A Controladoria-Geral da União (CGU) está apurando se entidades envolvidas no esquema bilionário de descontos indevidos nas aposentadorias do Instituto Nacional do Seguro Social (INSS) estão utilizando documentação falsa, incluindo áudios editados, para comprovar a autorização de aposentados e pensionistas nos processos de ressarcimento. O caso, que já está sendo chamado de “fraude dentro da fraude”, levanta sérias preocupações sobre a integridade dos procedimentos de devolução.
Os documentos supostamente falsos têm sido apresentados pelas entidades nos processos de ressarcimento por meio do aplicativo Meu INSS. Além de áudios que, conforme técnicos da CGU e do INSS, nem sequer podem ser utilizados como prova, foram mapeados casos de uso de assinaturas falsas em autorizações de desconto.
A mecânica é a seguinte: o aposentado nega ter dado autorização para o desconto; em seguida, a entidade apresenta áudios para comprovar a liberação. Como tréplica, o aposentado aponta que os documentos não são válidos, e a contestação é acatada pelo INSS.
ESQUEMA DE FALSIFICAÇÃO
Em áudio analisado, o aposentado aparece falando apenas “sim”, após perguntas que parecem ter sido gravadas em outro contexto e editadas com a inclusão da resposta afirmativa.
Em outro caso, além do áudio, toda a documentação interna do Meu INSS de um aposentado que teve descontos realizados pela Associação de Aposentados Mutualista para Benefícios Coletivos (Ambec) foi acessada. Os registros mostram que a autorização do aposentado foi formalizada pela empresa Balcão das Oportunidades Serviços Administrativos Ltda.
A Balcão das Oportunidades recebeu cerca de R$ 9 milhões da Ambec, de acordo com informações da Operação Sem Desconto, da Polícia Federal (PF).
No áudio analisado, o aposentado não revela o nome completo, que depois foi utilizado no cadastro. Em seguida, ele confirma os dados e autoriza o desconto em uma gravação com claros indícios de cortes. Um documento apresentado pela entidade também registra um endereço sem qualquer relação com o aposentado.
Um ex-funcionário da Balcão de Oportunidades revelou em entrevista que a empresa era contratada para fabricar áudios fraudulentos, utilizados como prova de que os aposentados se filiaram às associações envolvidas na “farra do INSS”.
O ex-funcionário, que falou sob condição de anonimato, detalhou como se davam as ligações para captar as falas dos aposentados, que depois eram editadas e inseridas no contexto da autorização do desconto pelas entidades. A empresa, segundo ele, pagava por acesso a dados de aposentados e orientava funcionários a fazerem uma ligação inicial, na qual ofereciam vantagens ou o cancelamento de descontos sobre suas aposentadorias.

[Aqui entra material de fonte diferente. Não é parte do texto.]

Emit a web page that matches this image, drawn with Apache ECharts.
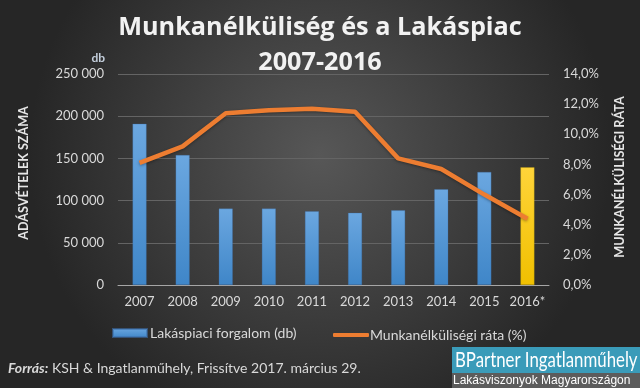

Desse áudio, editores da empresa pinçavam somente a voz do cliente confirmando seus dados pessoais e dizendo palavras como “sim”. Na sequência, montavam outra versão, com diálogos em que o atendente oferecia a filiação às associações da farra dos descontos e o aposentado aceitava.
A Balcão das Oportunidades é citada nas quebras de sigilo bancário da Polícia Federal (PF), na Operação Sem Desconto, que investiga o esquema bilionário de fraudes sobre aposentados do INSS. A empresa tem contratos milionários também com a Cebap, outra entidade que está sob investigação. As associações são ligadas ao empresário Maurício Camisotti, suspeito de faturar mais de R$ 40 milhões com os descontos e de pagar propinas a diretores do INSS.
COMPROVAÇÃO DE AUTORIZAÇÃO
Em nota, o INSS afirma que “a comprovação por parte das entidades exige a apresentação conjunta de três itens — documento de identidade com foto, termo de filiação e termo de autorização de desconto —, não havendo previsão para o uso de gravações de áudio como comprovante”.
“Não confirmando as informações disponibilizadas pela entidade, o processo é encaminhado para auditoria interna, e a entidade associativa é notificada para que realize a devolução dos valores. Se a associação não fizer a devolução, o beneficiário será orientado sobre as medidas judiciais cabíveis”, conclui a instituição.